12 ноября 1920 года газета Аверченко «Юг России» – единственная из севастопольских газет – напечатала приказ Врангеля об эвакуации. Другие севастопольские издания уже несколько дней как не выходили – их сотрудники уже уплыли в Константинополь. Аверченко уходил одним из последних и, как отмечает его биограф В. Миленко, еще очень долго не верил, что поражение в борьбе с большевиками – бесповоротно. Это неверие еще целых два года держало его в неприятном писателю Константинополе, хотя многие его друзья уже давно эмигрировали в Европу.
* * *
Как и в Петербурге до лета 1918 года, и в Киеве, и в Симферополе в 1918 году, так и в Севастополе вокруг Аверченко группировались люди разных взглядов.
Весной 1920 года он создал театр «Гнездо перелетных птиц», который оказался последним местом соединения тех, кто дружил и работал вместе до революции, интеллектуально разделился на «красных» и «белых» после Октября 1917 года, но, тем не менее, даже в 1920-м году продолжал общаться.

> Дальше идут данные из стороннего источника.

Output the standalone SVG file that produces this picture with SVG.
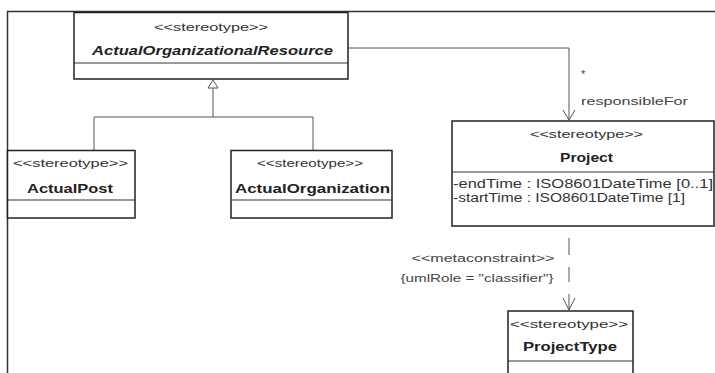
<svg xmlns="http://www.w3.org/2000/svg" width="715" height="373" viewBox="0 0 715 373">
<style>
text{font-family:"Liberation Sans",Arial,sans-serif;fill:#333}
.st{font-size:11px}
.nm{font-size:13px;font-weight:bold;fill:#222}
.box{fill:#fff;stroke:#222;stroke-width:1.5}
.div{stroke:#333;stroke-width:1.2}
.conn{fill:none;stroke:#555;stroke-width:1}
.lbl{font-size:11px;fill:#444}
.attr{font-size:12px;fill:#333}
</style>
<rect width="715" height="373" fill="#fff"/>
<path d="M7.5,373 V11.5 H715" fill="none" stroke="#333" stroke-width="1.5"/>
<g id="connectors">
<polygon points="213,80 208,88 218,88" fill="#fff" stroke="#555" stroke-width="1"/>
<path class="conn" d="M213,88 V117 M94,117 H313 M94,117 V150 M313,117 V150"/>
<path class="conn" d="M348,48 H569 V120"/>
<path class="conn" d="M563,110 L569,120 L575,110"/>
<path class="conn" d="M569,238 V255 M569,267 V282 M569,294 V310"/>
<path class="conn" d="M563,298 L569,310 L575,298"/>
<text class="lbl" x="581" y="78">*</text>
<text class="lbl" x="581" y="105" textLength="107" lengthAdjust="spacingAndGlyphs">responsibleFor</text>
<text class="lbl" x="483" y="262" text-anchor="middle" textLength="143" lengthAdjust="spacingAndGlyphs">&lt;&lt;metaconstraint&gt;&gt;</text>
<text class="lbl" x="477" y="282" text-anchor="middle" textLength="153" lengthAdjust="spacingAndGlyphs">{umlRole = "classifier"}</text>
</g>
<g id="ActualOrganizationalResource">
<rect class="box" x="74" y="12.5" width="274" height="66.5" stroke-width="2"/>
<line class="div" x1="74" y1="63" x2="348" y2="63" stroke-width="1.8"/>
<text class="st" x="211" y="31" text-anchor="middle" textLength="114" lengthAdjust="spacingAndGlyphs">&lt;&lt;stereotype&gt;&gt;</text>
<text class="nm" x="212.5" y="55" text-anchor="middle" font-style="italic" textLength="241" lengthAdjust="spacingAndGlyphs">ActualOrganizationalResource</text>
</g>
<g id="ActualPost">
<rect class="box" x="7.5" y="150.5" width="127.5" height="67.5"/>
<line class="div" x1="7.5" y1="200" x2="135" y2="200"/>
<text class="st" x="70.5" y="167" text-anchor="middle" textLength="115" lengthAdjust="spacingAndGlyphs">&lt;&lt;stereotype&gt;&gt;</text>
<text class="nm" x="70" y="193" text-anchor="middle" textLength="86" lengthAdjust="spacingAndGlyphs">ActualPost</text>
</g>
<g id="ActualOrganization">
<rect class="box" x="231" y="150.5" width="161" height="67.5"/>
<line class="div" x1="231" y1="200" x2="392" y2="200"/>
<text class="st" x="310" y="167" text-anchor="middle" textLength="106" lengthAdjust="spacingAndGlyphs">&lt;&lt;stereotype&gt;&gt;</text>
<text class="nm" x="312.5" y="193" text-anchor="middle" textLength="155" lengthAdjust="spacingAndGlyphs">ActualOrganization</text>
</g>
<g id="Project">
<rect class="box" x="452" y="121" width="262" height="105"/>
<line class="div" x1="452" y1="172" x2="714" y2="172"/>
<text class="st" x="586.5" y="138" text-anchor="middle" textLength="113" lengthAdjust="spacingAndGlyphs">&lt;&lt;stereotype&gt;&gt;</text>
<text class="nm" x="586.5" y="162" text-anchor="middle" textLength="53" lengthAdjust="spacingAndGlyphs">Project</text>
<text class="attr" x="453" y="188" textLength="260" lengthAdjust="spacingAndGlyphs">-endTime : ISO8601DateTime [0..1]</text>
<text class="attr" x="453" y="202" textLength="232" lengthAdjust="spacingAndGlyphs">-startTime : ISO8601DateTime [1]</text>
</g>
<g id="ProjectType">
<rect class="box" x="508" y="311" width="125" height="70"/>
<line class="div" x1="508" y1="361" x2="633" y2="361"/>
<text class="st" x="569" y="328" text-anchor="middle" textLength="118" lengthAdjust="spacingAndGlyphs">&lt;&lt;stereotype&gt;&gt;</text>
<text class="nm" x="570" y="351" text-anchor="middle" textLength="94" lengthAdjust="spacingAndGlyphs">ProjectType</text>
</g>
</svg>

Так, в «Гнезде» Аверченко выступали фельетонист Влас Дорошевич[19], который после окончания гражданской войны заявил «о полном присоединении к советской власти», и певец Леонид Собинов, который рассказывал Аверченко о личном горе – смерти сына на фронте[20], а после ухода Врангеля из Севастополя стал руководителем севастопольского подотдела искусств и отдела народного образования Севревкома и уже 14 декабря 1920 года предложил присвоить театру «Ренессанс» название «Театр имени Луначарского».
Выше уже упоминался близкий Аверченко Вертинский, который отправился в эмиграцию задолго до писателя, в феврале 1920 года.
В 1918 году в Гомеле Аверченко познакомился с известным в будущем советским композитором и певцом Леонидом Утесовым, и хотя они провели вместе лишь несколько дней, портрет Аверченко с его подписью «Талантливому Утесову с благодарностью за теплый, ласковый прием и вечерние песни. Аркадий Аверченко» в дальнейшем всегда висел в комнате Утесова. Он звал Аверченко вернуться в большевистскую Россию, но тот категорически отверг такой вариант[21].
Таким образом, в ходе своей личной «севастопольской обороны» писатель совместил в самом себе два мировидения – дореволюционно-монархическое и умеренно-бело-левое, но рядом с ним были и те, кто, очевидно, придерживался большевистско-красных взглядов.